Whether good or bad, I'm nearly always conscious that it's an arrangement: how clever it is, how fresh the perspective.
But with the Amstel's Sweelinck I practically forgot. The quartet played upon the kinship through wind of the baroque organ and the saxophone, and the music consequently remained simply music, not an imitation.
Aiding this perception was an illusion, namely that the quartet's exquisitely shaped and utterly unanimous phrasing was somehow co-coordinated by one brain - as it would have been on the organ - rather than negotiated by four.
This impression was also strong in Glazunov's 1932 Saxophone Quartet, especially in the central theme and variations, which feature each of the different instruments in turn.
Glazunov exploited their colours and characters with deep insight. In this quality, he was matched and I think surpassed by Irish composer Ian Wilson in his Ghosts, written in 2006 for the Amstel Quartet who, in a spoken introduction, paid a warm tribute to the Belfast man.

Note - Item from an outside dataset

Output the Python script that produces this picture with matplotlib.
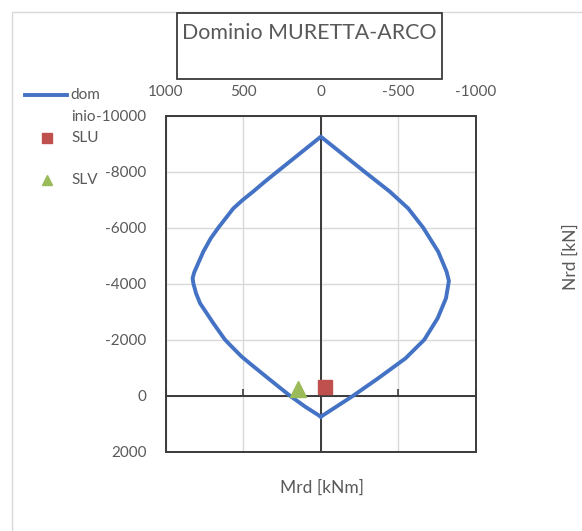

The first of two movements is driven by intense fanfares whose urgency makes them more like alarms.
The slow second movement contains languid echoes of these alarms, out of which grows the nebulous atmosphere in which the eponymous ghosts make their fleeting, chilling (and not "spooky") presence felt, with the eerie voices of multiphonics coming into play.
This is captivating, beautifully crafted music which the Amstel performed around the world prior to giving this, the Irish premiere.
Irish audiences have a second chance to hear it when the Amstel Quartet plays at the Aura Maxima of NUI Galway at 8pm tonight.